From: | billms@nixon.icsl.ucla.edu (Bill Mangione-Smith) |
Newsgroups: | comp.lang.java,comp.lang.c++,comp.compilers |
Date: | 8 May 1996 00:28:37 -0400 |
Organization: | School of Engineering & Applied Science, UCLA. |
References: | 96-05-036 96-05-049 |
Keywords: | Java |
Drinie@xs4all.nl (Rinie Kervel) writes:
>Is it possible (and will Sun allow it) to extend the JVM to support
>pointer arithmetic.
dodd@csl.sri.com (Chris Dodd) writes:
No need, the JVM already supports pointer arithmetic.

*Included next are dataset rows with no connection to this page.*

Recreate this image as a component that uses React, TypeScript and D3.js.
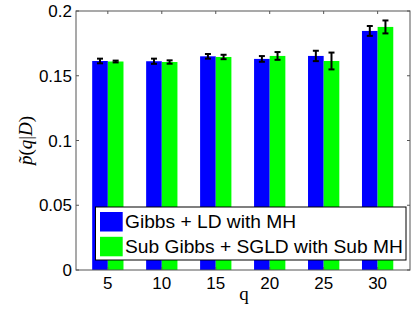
import React from 'react';
import * as d3 from 'd3';

const qValues = [5, 10, 15, 20, 25, 30];
const gibbsMean = [0.1614, 0.1612, 0.1650, 0.1630, 0.1653, 0.1846];
const gibbsErr = [0.0018, 0.0020, 0.0018, 0.0022, 0.0040, 0.0038];
const subMean = [0.1610, 0.1606, 0.1645, 0.1653, 0.1614, 0.1877];
const subErr = [0.0007, 0.0013, 0.0017, 0.0030, 0.0065, 0.0050];
const yTicks = [0, 0.05, 0.1, 0.15, 0.2];
const seriesNames = ['Gibbs + LD with MH', 'Sub Gibbs + SGLD with Sub MH'];
const seriesColors = ['#0000ff', '#00ff00'];

const W = 415;
const H = 312;
const left = 76;
const right = 410;
const top = 11;
const bottom = 270;

const App = () => {
  const x = d3.scaleLinear().domain([2.05, 33]).range([left, right]);
  const y = d3.scaleLinear().domain([0, 0.2]).range([bottom, top]);
  const barW = 1.45;
  const axisColor = '#555';
  const font = '"Liberation Sans", Arial, sans-serif';

  const series = [
    { mean: gibbsMean, err: gibbsErr, offset: -barW / 2 },
    { mean: subMean, err: subErr, offset: barW / 2 },
  ];

  return (
    <svg width={W} height={H} style={{ position: 'absolute', left: 0, top: 0 }}>
      <rect x={0} y={0} width={W} height={H} fill="#fff" />
      {series.map((s, si) =>
        qValues.map((q, i) => (
          <rect
            key={`b${si}-${i}`}
            x={x(q + s.offset - barW / 2)}
            y={y(s.mean[i])}
            width={x(barW) - x(0)}
            height={bottom - y(s.mean[i])}
            fill={seriesColors[si]}
          />
        ))
      )}
      {series.map((s, si) =>
        qValues.map((q, i) => {
          const cx = x(q + s.offset);
          const y1 = y(s.mean[i] + s.err[i]);
          const y2 = y(s.mean[i] - s.err[i]);
          return (
            <g key={`e${si}-${i}`} stroke="#000" strokeWidth={2}>
              <line x1={cx} x2={cx} y1={y1} y2={y2} />
              <line x1={cx - 3} x2={cx + 3} y1={y1} y2={y1} />
              <line x1={cx - 3} x2={cx + 3} y1={y2} y2={y2} />
            </g>
          );
        })
      )}
      {/* axes box */}
      <rect x={left} y={top} width={right - left} height={bottom - top} fill="none" stroke={axisColor} strokeWidth={1} />
      {yTicks.map((t) => (
        <g key={`yt${t}`}>
          <line x1={left} x2={left + 3} y1={y(t)} y2={y(t)} stroke={axisColor} />
          <line x1={right} x2={right - 3} y1={y(t)} y2={y(t)} stroke={axisColor} />
          <text x={left - 4} y={y(t) + 6} textAnchor="end" fontFamily={font} fontSize={17} fill="#000">
            {String(t)}
          </text>
        </g>
      ))}
      {qValues.map((q) => (
        <g key={`xt${q}`}>
          <line x1={x(q)} x2={x(q)} y1={top} y2={top + 3} stroke={axisColor} />
          <line x1={x(q)} x2={x(q)} y1={bottom} y2={bottom - 3} stroke={axisColor} />
          <text x={x(q)} y={bottom + 18.5} textAnchor="middle" fontFamily={font} fontSize={17} fill="#000">
            {q}
          </text>
        </g>
      ))}
      <text x={(left + right) / 2 + 1} y={300} textAnchor="middle" fontFamily='"Liberation Serif", "DejaVu Serif", serif' fontSize={19} fill="#000">
        q
      </text>
      <text
        transform={`translate(32, ${(top + bottom) / 2}) rotate(-90)`}
        textAnchor="middle"
        fontFamily='"Liberation Serif", "DejaVu Serif", serif'
        fontSize={19}
        fill="#000"
      >
        <tspan fontStyle="italic">{'p\u0303'}</tspan>
        <tspan>(</tspan>
        <tspan fontStyle="italic">q</tspan>
        <tspan>|</tspan>
        <tspan fontStyle="italic">D</tspan>
        <tspan>)</tspan>
      </text>
      {/* legend */}
      <g>
        <rect x={95.5} y={207} width={310.5} height={53} fill="#fff" stroke="#000" strokeWidth={1} />
        {seriesNames.map((name, i) => (
          <g key={name}>
            <rect x={100} y={212 + i * 24.8} width={22.7} height={19.5} fill={seriesColors[i]} />
            <text x={125} y={228 + i * 25} fontFamily={font} fontSize={19.2} fill="#000">
              {name}
            </text>
          </g>
        ))}
      </g>
    </svg>
  );
};

export default App;
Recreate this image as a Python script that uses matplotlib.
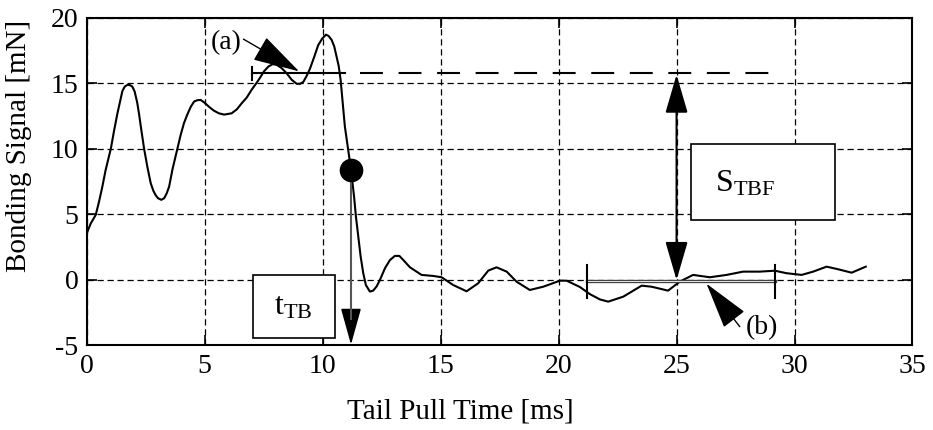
import numpy as np
import matplotlib
matplotlib.use('Agg')
import matplotlib.pyplot as plt
from matplotlib.patches import Rectangle, FancyArrowPatch

plt.rcParams['font.family'] = ['Liberation Serif', 'DejaVu Serif']
plt.rcParams['axes.unicode_minus'] = False

# tail pull signal
t_ms = [0.0, 0.17, 0.38, 0.52, 0.66, 0.8, 1.02, 1.16, 1.30, 1.41, 1.51, 1.61, 1.72,
        1.83, 1.93, 2.03, 2.14, 2.22, 2.29, 2.43, 2.57, 2.71, 2.82, 2.92, 3.02, 3.16,
        3.28, 3.39, 3.49, 3.63, 3.73, 3.84, 3.98, 4.12, 4.26, 4.41, 4.55, 4.69, 4.83,
        5.0, 5.18, 5.39, 5.6, 5.82, 6.14, 6.36, 6.57, 6.78, 6.99, 7.17, 7.34, 7.51,
        7.7, 7.88, 8.05, 8.26, 8.47, 8.69, 8.9, 9.04, 9.18, 9.32, 9.46, 9.64, 9.81,
        9.98, 10.14, 10.25, 10.38, 10.49, 10.59, 10.68, 10.76, 10.85, 10.94, 11.08,
        11.2, 11.33, 11.41, 11.51, 11.61, 11.72, 11.83, 12.0, 12.14, 12.29, 12.43,
        12.64, 12.85, 13.06, 13.25, 13.42, 13.7, 14.19, 14.69, 15.04, 15.53, 16.1,
        16.59, 17.02, 17.37, 17.8, 18.22, 18.78, 19.35, 20.06, 20.34, 20.9, 21.33,
        21.75, 22.1, 22.74, 23.52, 23.94, 24.64, 25.14, 25.7, 26.41, 27.12, 27.82,
        28.53, 29.17, 29.66, 30.3, 30.79, 31.36, 31.85, 32.42, 33.02]
signal = [3.55, 4.3, 4.95, 5.96, 7.1, 8.38, 10.0, 11.4, 12.7, 13.6, 14.4, 14.74, 14.87,
          14.85, 14.74, 14.36, 13.5, 12.6, 11.7, 10.0, 8.6, 7.37, 6.8, 6.45, 6.22, 6.1,
          6.22, 6.6, 7.1, 8.4, 9.15, 10.0, 11.05, 11.95, 12.6, 13.2, 13.6, 13.7, 13.72,
          13.5, 13.2, 12.9, 12.7, 12.6, 12.7, 13.0, 13.47, 13.9, 14.5, 14.95, 15.4, 15.9,
          16.27, 16.45, 16.4, 16.15, 15.76, 15.25, 14.95, 14.95, 15.1, 15.55, 16.1, 17.0, 17.9,
          18.4, 18.7, 18.6, 18.3, 17.8, 17.0, 16.3, 15.25, 13.5, 11.7, 9.9,
          8.4, 6.35, 4.8, 3.3, 1.76, 0.5, -0.4, -0.9, -0.83, -0.5, 0.0,
          0.88, 1.5, 1.82, 1.82, 1.5, 0.95, 0.37, 0.29, 0.19, -0.4, -0.88,
          -0.27, 0.7, 0.95, 0.62, -0.15, -0.78, -0.53, -0.07, -0.07, -0.55, -1.1,
          -1.5, -1.67, -1.29, -0.45, -0.53, -0.83, -0.14, 0.37, 0.19, 0.37, 0.62,
          0.62, 0.69, 0.5, 0.37, 0.62, 1.0, 0.8, 0.54, 1.0]

t_break, s_break = 11.2, 8.4      # tail break point
s_top = 15.75                     # level before break
s_base = -0.12                    # level after break
top_solid = [7.0, 10.94]
top_dash = [11.58, 29.4]
base_x = [21.2, 29.17]

fig = plt.figure(figsize=(9.33, 4.3), dpi=100)
ax = fig.add_axes([0.093, 0.197, 0.885, 0.762])

ax.plot(t_ms, signal, color='black', lw=1.5, zorder=3, solid_joinstyle='round')

ax.set_xlim(0, 35)
ax.set_ylim(-5, 20)
ax.set_xticks(range(0, 36, 5))
ax.set_yticks(range(-5, 21, 5))
ax.grid(True, color='black', linestyle=(0, (5, 3)), lw=0.9)
ax.tick_params(direction='in', length=7, width=1.2, top=True, right=True,
               labelsize=20, pad=6)
for sp in ax.spines.values():
    sp.set_linewidth(1.5)
ax.set_xlabel('Tail Pull Time [ms]', fontsize=21)
ax.set_ylabel('Bonding Signal [mN]', fontsize=21)
ax.xaxis.set_label_coords(0.452, -0.162)
ax.yaxis.set_label_coords(-0.066, 0.608)

# upper level (a)
ax.plot(top_solid, [s_top, s_top], color='black', lw=1.5, zorder=4)
ax.plot([top_solid[0], top_solid[0]], [s_top - 0.5, s_top + 0.5], color='black', lw=1.5)
ax.plot(top_dash, [s_top, s_top], color='black', lw=1.5, dashes=(11, 7.5))

# lower level (b)
ax.plot(base_x, [s_base, s_base], color='#444444', lw=2.4, zorder=4)
ax.plot(base_x, [s_base, s_base], color='white', lw=0.6, zorder=4)
for xb in base_x:
    ax.plot([xb, xb], [1.15, -1.4], color='black', lw=1.5, zorder=4)

# break point and t_TB arrow
ax.plot([t_break], [s_break], 'o', color='black', ms=16, zorder=5)
ax.add_patch(FancyArrowPatch((t_break, s_break), (t_break, -4.95),
                             arrowstyle='-|>,head_length=1.15,head_width=0.32',
                             mutation_scale=20, color='black', lw=1.2,
                             shrinkA=0, shrinkB=0, zorder=4))
ax.plot([t_break, t_break], [s_break, -3.0], color='#555555', lw=1.5, zorder=4)

# S_TBF double arrow
ax.add_patch(FancyArrowPatch((25, s_base + 0.1), (25, s_top - 0.1),
                             arrowstyle='<|-|>,head_length=1.2,head_width=0.35',
                             mutation_scale=20, color='black', lw=1.5,
                             shrinkA=0, shrinkB=0, zorder=4))

# labels in boxes
ax.add_patch(Rectangle((7.03, -4.47), 3.49, 4.84, facecolor='white',
                       edgecolor='black', lw=1.2, zorder=4))
ax.text(8.75, -2.1, r'$\mathregular{t_{TB}}$', fontsize=23, ha='center', va='center', zorder=5)
ax.add_patch(Rectangle((25.6, 4.55), 6.1, 5.81, facecolor='white',
                       edgecolor='black', lw=1.2, zorder=4))
ax.text(26.65, 7.3, r'$\mathregular{S_{TBF}}$', fontsize=23, ha='left', va='center', zorder=5)

# (a) and (b) callouts
ax.text(5.9, 18.1, '(a)', fontsize=20, ha='center', va='center')
ax.add_patch(FancyArrowPatch((6.64, 18.36), (9.0, 15.9),
                             arrowstyle='-|>,head_length=1.5,head_width=0.42',
                             mutation_scale=20, color='black', lw=1.0,
                             shrinkA=0, shrinkB=0, zorder=5))
ax.text(28.6, -3.64, '(b)', fontsize=20, ha='center', va='center')
ax.add_patch(FancyArrowPatch((27.68, -3.58), (26.27, -0.3),
                             arrowstyle='-|>,head_length=1.5,head_width=0.42',
                             mutation_scale=20, color='black', lw=1.0,
                             shrinkA=0, shrinkB=0, zorder=5))

fig.savefig('out.png', dpi=100)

That is,
there's nothing in the VM that prevents you from doing an `add'
instruction on a pointer and an integer.
The `security' in java-enabled browsers an the like comes from a
security scanner that scans through the byte-code looking for
things like pointer arithmetic. If it finds any, the code is
rejected. Once the code is past the securty, no further checking
is done.
Actually, after re-reading parts of the spec, I'm fairly sure this is
not true. The August 21 release specifically says that jvm programs
must respect typing, and the typed instructions specifically reflect
this as well. The current implementation uses a load-time scanner for
type checking, but if you circumvent this you are still technically
breaking a key aspect of the VM. A seperate, though completely
compliant, virtual machine could shoot down your code as illegal at
runtime by using type flags on the stack. The spec says that this is
not necessary (and it isn't if load time checking is done) but it
certainly is one legal way to do the type checks.